### Goal of the exercise
Where does the string "this" appear? Copy every line of the entries below that holds it.

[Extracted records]
* Begin *
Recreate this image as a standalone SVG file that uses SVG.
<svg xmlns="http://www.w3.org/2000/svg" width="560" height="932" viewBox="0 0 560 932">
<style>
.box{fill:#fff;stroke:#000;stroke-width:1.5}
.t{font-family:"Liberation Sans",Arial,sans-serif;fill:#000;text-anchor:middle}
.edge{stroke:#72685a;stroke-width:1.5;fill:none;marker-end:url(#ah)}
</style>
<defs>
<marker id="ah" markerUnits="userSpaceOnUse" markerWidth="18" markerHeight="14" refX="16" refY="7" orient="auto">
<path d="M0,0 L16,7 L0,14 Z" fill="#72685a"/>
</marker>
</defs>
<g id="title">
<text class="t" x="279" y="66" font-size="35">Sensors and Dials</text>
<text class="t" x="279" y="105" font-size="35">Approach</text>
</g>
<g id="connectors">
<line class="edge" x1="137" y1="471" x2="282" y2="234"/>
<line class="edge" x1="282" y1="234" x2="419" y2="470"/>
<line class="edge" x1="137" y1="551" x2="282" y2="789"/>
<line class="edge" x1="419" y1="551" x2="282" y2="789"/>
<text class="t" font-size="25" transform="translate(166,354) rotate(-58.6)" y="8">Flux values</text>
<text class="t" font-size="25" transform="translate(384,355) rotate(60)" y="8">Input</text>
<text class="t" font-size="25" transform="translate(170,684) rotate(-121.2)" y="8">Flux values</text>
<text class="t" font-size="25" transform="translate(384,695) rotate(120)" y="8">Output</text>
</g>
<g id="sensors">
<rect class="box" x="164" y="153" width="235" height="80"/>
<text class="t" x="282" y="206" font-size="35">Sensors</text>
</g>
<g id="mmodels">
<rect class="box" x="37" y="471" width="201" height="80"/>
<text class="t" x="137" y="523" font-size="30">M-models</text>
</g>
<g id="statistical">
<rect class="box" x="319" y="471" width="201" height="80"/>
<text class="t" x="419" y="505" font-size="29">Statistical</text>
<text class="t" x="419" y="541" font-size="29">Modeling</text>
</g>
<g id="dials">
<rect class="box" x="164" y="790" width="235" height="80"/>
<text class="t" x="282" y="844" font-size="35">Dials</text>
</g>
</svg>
* End *
* Begin *
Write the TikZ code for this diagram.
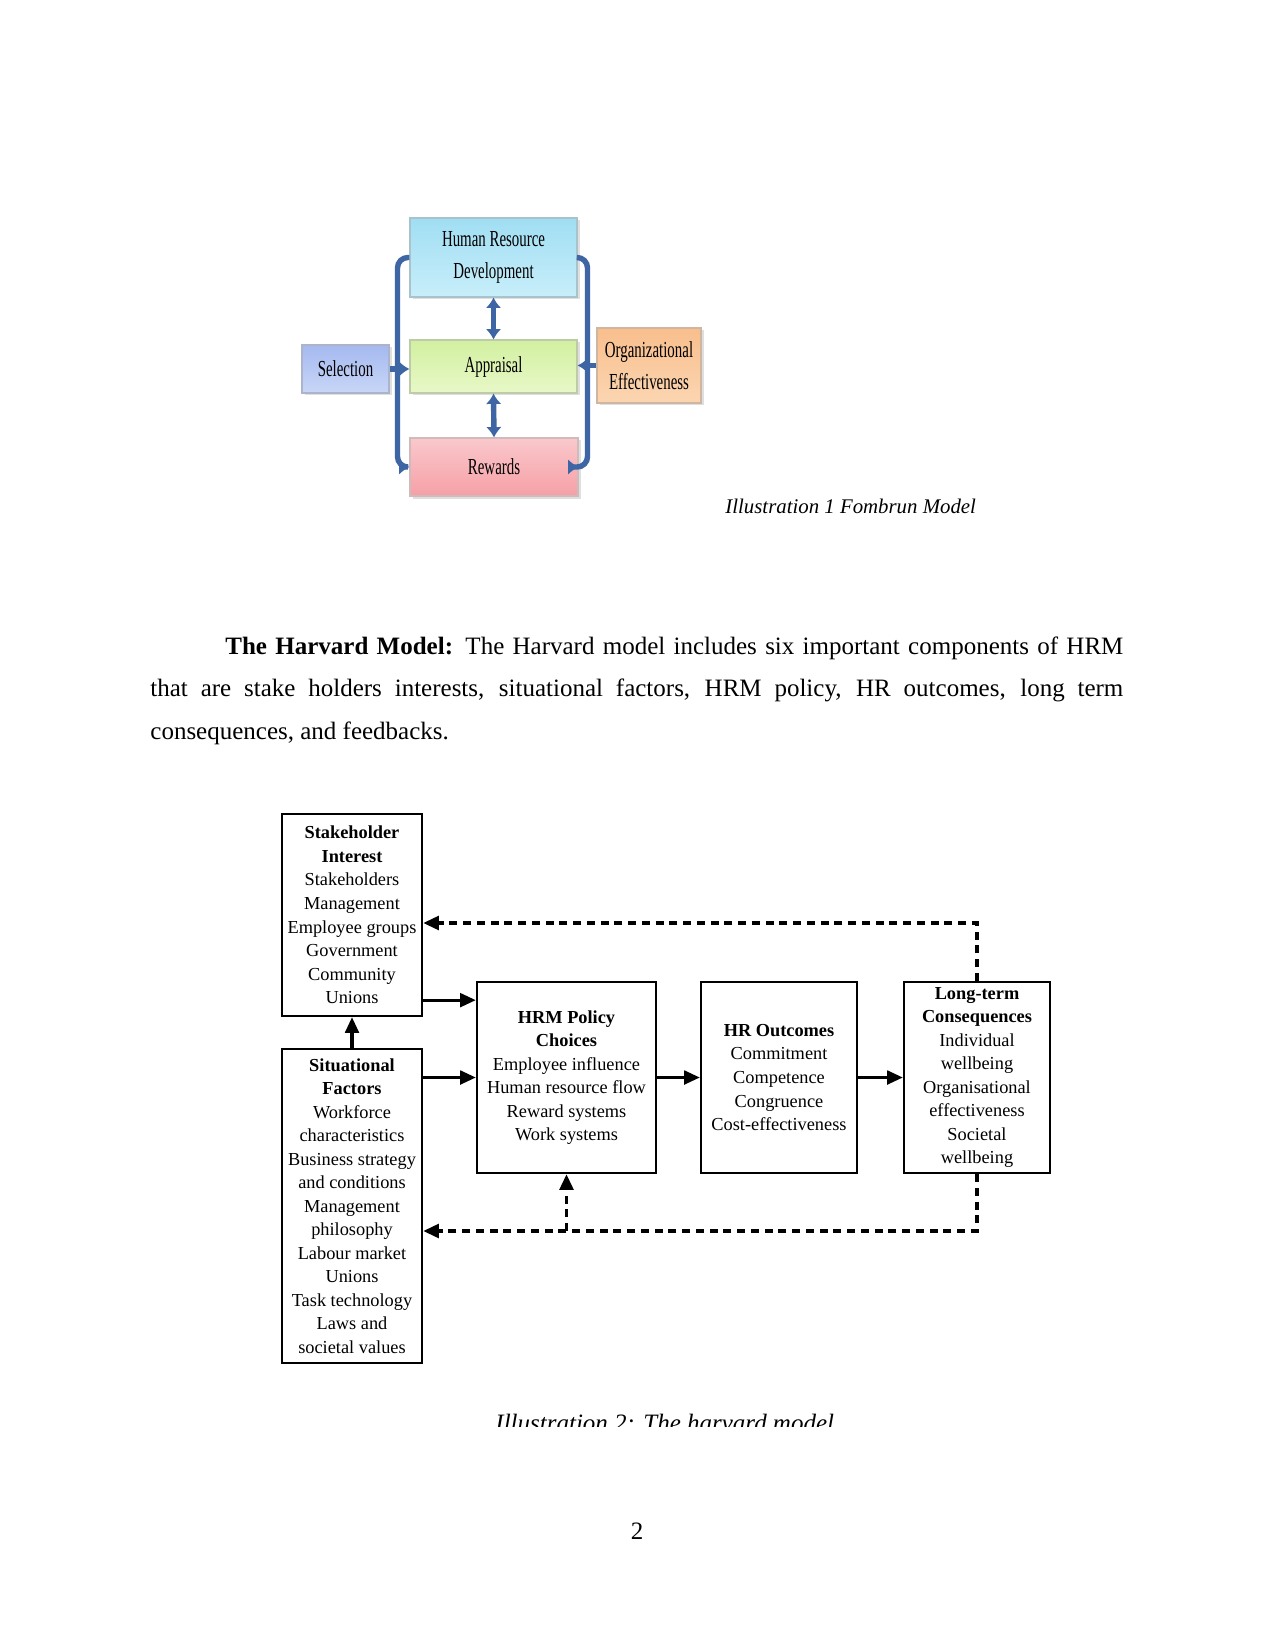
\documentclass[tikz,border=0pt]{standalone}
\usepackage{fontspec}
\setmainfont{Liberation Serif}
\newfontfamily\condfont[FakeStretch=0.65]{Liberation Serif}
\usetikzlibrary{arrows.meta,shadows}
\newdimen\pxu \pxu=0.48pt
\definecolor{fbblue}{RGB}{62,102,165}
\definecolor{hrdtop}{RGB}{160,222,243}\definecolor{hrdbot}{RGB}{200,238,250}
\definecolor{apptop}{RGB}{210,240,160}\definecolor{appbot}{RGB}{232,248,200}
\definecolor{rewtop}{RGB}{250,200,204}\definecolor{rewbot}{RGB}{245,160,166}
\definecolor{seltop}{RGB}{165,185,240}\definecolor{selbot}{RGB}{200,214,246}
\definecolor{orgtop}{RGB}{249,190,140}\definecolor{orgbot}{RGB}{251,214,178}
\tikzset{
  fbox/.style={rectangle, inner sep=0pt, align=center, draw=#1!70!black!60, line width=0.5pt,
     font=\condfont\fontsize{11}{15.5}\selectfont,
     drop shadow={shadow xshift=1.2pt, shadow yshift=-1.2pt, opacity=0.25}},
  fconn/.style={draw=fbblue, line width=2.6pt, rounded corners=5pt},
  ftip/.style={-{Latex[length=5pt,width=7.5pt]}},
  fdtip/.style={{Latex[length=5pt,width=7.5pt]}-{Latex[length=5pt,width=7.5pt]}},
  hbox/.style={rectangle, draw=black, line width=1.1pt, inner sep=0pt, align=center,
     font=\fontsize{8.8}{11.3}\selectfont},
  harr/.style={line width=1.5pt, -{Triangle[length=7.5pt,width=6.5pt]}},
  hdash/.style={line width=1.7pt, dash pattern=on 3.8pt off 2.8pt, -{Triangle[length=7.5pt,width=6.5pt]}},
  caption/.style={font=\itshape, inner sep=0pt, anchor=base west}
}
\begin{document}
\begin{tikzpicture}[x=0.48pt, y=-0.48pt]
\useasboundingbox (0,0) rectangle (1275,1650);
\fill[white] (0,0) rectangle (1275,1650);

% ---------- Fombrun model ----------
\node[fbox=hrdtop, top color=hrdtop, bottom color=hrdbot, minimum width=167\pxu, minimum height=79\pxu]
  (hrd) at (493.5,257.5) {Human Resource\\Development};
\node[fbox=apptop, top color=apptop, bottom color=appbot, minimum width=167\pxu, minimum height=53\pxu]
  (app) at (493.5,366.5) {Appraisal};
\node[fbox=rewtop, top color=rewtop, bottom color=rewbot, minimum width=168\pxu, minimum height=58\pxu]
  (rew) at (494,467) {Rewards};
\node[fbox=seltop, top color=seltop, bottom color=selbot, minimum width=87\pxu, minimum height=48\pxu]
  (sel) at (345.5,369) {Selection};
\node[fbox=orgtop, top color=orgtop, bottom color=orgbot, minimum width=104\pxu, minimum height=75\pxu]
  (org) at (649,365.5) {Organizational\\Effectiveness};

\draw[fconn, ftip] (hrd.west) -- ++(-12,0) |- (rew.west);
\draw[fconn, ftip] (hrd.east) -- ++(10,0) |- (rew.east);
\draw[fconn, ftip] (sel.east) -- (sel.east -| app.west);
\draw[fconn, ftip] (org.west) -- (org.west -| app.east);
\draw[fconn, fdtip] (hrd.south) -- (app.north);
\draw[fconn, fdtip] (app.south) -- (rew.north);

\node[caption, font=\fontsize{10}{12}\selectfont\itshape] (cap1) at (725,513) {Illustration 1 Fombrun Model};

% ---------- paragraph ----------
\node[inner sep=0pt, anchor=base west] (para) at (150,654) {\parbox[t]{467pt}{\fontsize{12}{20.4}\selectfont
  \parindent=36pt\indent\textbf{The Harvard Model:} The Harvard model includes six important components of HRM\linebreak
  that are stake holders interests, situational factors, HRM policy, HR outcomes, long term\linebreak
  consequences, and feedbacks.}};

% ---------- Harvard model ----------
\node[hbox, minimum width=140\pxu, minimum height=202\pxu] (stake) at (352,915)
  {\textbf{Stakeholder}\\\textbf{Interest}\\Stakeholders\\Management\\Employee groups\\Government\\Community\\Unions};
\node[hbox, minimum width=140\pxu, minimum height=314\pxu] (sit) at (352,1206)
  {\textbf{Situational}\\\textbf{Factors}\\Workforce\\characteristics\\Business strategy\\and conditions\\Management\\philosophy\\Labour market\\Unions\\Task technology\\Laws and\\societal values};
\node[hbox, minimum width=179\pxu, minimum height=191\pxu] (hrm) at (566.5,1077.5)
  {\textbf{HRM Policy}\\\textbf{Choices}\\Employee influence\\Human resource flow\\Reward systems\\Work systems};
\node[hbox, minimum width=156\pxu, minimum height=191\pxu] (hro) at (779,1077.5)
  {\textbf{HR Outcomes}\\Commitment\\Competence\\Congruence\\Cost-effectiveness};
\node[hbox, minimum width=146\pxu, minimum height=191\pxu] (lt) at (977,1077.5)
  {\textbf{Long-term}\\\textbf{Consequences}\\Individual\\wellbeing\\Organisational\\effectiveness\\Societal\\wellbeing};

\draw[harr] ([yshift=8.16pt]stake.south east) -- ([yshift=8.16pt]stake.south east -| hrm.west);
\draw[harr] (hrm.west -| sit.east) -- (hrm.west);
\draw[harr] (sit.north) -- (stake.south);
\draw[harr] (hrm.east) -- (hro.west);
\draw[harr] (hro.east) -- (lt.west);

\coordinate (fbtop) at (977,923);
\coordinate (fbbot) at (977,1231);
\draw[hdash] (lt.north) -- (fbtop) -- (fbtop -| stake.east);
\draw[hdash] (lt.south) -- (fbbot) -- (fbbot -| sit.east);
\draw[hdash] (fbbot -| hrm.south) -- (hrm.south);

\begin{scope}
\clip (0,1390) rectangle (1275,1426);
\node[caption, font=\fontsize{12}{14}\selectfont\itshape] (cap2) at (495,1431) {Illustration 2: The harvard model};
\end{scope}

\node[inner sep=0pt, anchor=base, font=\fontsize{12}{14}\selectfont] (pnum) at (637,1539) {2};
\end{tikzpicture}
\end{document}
* End *
* Begin *
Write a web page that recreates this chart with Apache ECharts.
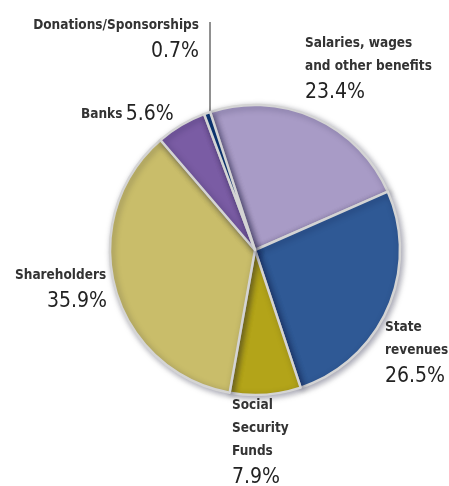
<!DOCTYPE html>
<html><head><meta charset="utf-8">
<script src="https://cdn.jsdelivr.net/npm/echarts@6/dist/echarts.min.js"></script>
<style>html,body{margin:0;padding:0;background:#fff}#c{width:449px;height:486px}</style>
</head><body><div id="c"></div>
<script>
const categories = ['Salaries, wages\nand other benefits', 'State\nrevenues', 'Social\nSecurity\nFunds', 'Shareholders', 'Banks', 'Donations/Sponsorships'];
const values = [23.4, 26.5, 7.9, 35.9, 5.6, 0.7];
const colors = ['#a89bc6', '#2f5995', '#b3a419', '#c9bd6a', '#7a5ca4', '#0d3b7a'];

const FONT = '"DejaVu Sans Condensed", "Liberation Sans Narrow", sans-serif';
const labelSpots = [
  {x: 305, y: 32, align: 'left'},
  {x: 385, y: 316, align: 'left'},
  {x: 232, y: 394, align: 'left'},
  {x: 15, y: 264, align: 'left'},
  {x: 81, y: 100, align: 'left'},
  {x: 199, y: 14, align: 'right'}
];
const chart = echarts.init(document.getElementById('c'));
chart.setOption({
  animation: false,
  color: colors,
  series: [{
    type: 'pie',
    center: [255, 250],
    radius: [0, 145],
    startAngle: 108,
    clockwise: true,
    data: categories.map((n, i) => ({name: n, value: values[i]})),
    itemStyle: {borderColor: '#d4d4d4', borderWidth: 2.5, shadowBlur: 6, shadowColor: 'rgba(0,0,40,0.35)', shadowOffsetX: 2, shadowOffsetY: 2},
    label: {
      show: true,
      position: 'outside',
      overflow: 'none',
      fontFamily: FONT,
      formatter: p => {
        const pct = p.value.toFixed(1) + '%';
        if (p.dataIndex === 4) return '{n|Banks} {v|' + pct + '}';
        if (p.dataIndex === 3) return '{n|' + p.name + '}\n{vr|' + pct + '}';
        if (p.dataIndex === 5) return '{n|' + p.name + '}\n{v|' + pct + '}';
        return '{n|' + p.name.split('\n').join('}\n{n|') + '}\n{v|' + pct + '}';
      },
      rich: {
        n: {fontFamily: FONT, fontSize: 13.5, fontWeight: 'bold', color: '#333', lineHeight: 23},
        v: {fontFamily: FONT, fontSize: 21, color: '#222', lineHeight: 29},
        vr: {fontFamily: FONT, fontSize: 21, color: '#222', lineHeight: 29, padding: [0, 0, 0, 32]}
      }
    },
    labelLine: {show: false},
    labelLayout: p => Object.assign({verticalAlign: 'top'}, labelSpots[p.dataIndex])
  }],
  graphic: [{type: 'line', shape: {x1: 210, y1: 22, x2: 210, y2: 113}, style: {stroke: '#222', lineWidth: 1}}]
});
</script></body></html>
* End *
### Answer to the problem
Recreate this image as a standalone SVG file that uses SVG.
Write the TikZ code for this diagram.
Write a web page that recreates this chart with Apache ECharts.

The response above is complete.